Siempre
que veo a una mujer mayor con sobredosis de afeites y perfume y generoso
estampado no puedo evitar acordarme de “La rosa de Alejandría”, una de Pepe Carvalho,
de Manuel Vázquez Montalbán.
Popularmente,
en tono coloquial, reciben la denominación de cacatúas. Es probable que el
apelativo tenga más que ver en origen con los loros que con las cacatúas y que
se deba al colorido de las plumas más que a la estridencia visual. Aunque es innegable lo grotesco de la imagen.
Pertenecen
al paisaje urbano. Recuerdo cuando era pequeño a dos hermanas de la ciudad que
habito, portadoras con creces de años y de cosméticos, perfumes y vestidos
floreados; y de dedos, muñecas, cuello y orejas enjoyados que les hacían
acreedoras de tal denominación.
Esta
semana la ciudad vive días de feria y hay numerosas “cacatúas” poblando sus
calles. Ayer sin ir más lejos tuve la oportunidad de contemplar una de cerca.
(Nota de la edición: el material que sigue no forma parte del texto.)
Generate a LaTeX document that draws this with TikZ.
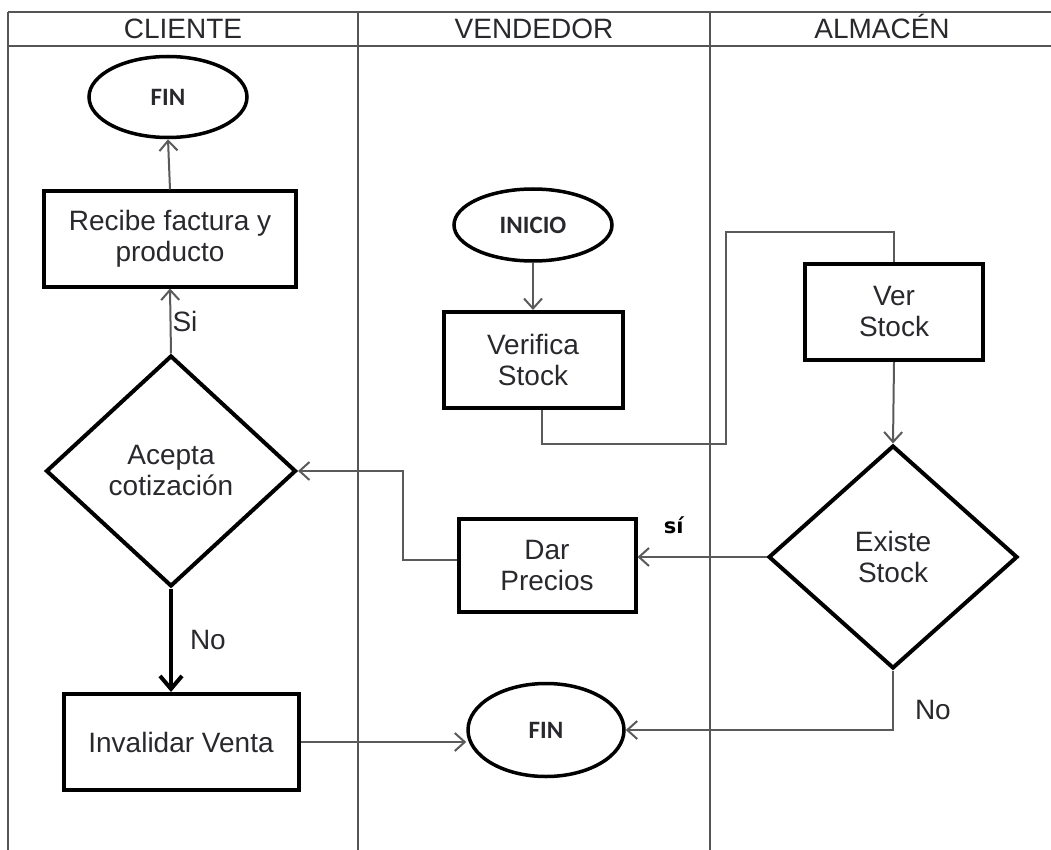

Acompañada de un galán que no le iba a la zaga, un auténtico “pajarraco”, embutido
en un pantalón rojo, camisa beige y tocado con un sombrerito claro.
Me
sentí transportado en el tiempo, y a la vez, pensé en la imperiosa necesidad de
no dejarse seducir por el reflejo del espejo. No es una sensación nueva, me
ocurrió en Lisboa y me sucede a menudo en Barcelona, cuando deambulo por el
Raval, el Born o las calles interiores de la Barceloneta. Y claro, vuelvo a
Vázquez Montalbán, a su Carvalho, pero sobre todo a Biscuter, el ayudante del
detective.
Supongo
que la mayoría de la gente sabe que un Biscuter era un coche que se fabricaba
en España a mediados de los 50 del siglo pasado, pero en la ciudad que habito
un biscuter era y será siempre un botellín de cerveza. Así que cuando Biscuter
aparecía en una de las novelas de Carvalho, al margen de la extravagancia en su
indumentaria, sin remedio lo asociaba a un botellín de cerveza. De aquellos que
bebíamos en el cine de verano mientras veíamos una de indios y vaqueros, de
espadachines, de Tarzán o de romanos. Hoy me resulta extraño recordar aquello y
entender cómo era posible que siendo tan pequeño pudiera comprar un “botijo de
birra” en el Cine Rosales, cuando ahora te piden el DNI hasta para ‘desaguar’.
El
Cine Rosales ocupaba el espacio que anteriormente ocupó la antigua cárcel de
Jaén; título que le arrebató una nueva cárcel situada en el Paseo de la
Estación cuando se construyó la actual en la década de los noventa y que abandonó
el nombre de cárcel por la denominación de centro penitenciario (donde esté una
cárcel o un penal, que se quite un centro penitenciario). Así que la más
antigua pasó a ser cine y con el tiempo se convirtió en plaza; y la segunda va
camino, lento como el de todas las obras de infraestructuras que se acometen en esta
tierra de olivos, de convertirse en el Museo Íbero.
Mi
abuela me contaba una historia de un director que tuvo aquella primera cárcel
de la Plaza de los Rosales. Debía ser un buen tipo; porque le robaron la
cartera y los presos desde la cárcel movieron los hilos para recuperarla. De
modo que al día siguiente del robo, al entrar en su despacho, la cartera estaba
encima de la mesa, con la misma cantidad de dinero y documentos que portaba la
víspera.
La
fauna de una ciudad es variopinta. Hay urracas, palomas, lobos, corderos, gallinas,
perros, moscardones, buitres, gusanos, cabras, gallos, besugos, hienas,
gorilas, ratas, pulpos, cerdos, gatos… y por supuesto, cacatúas.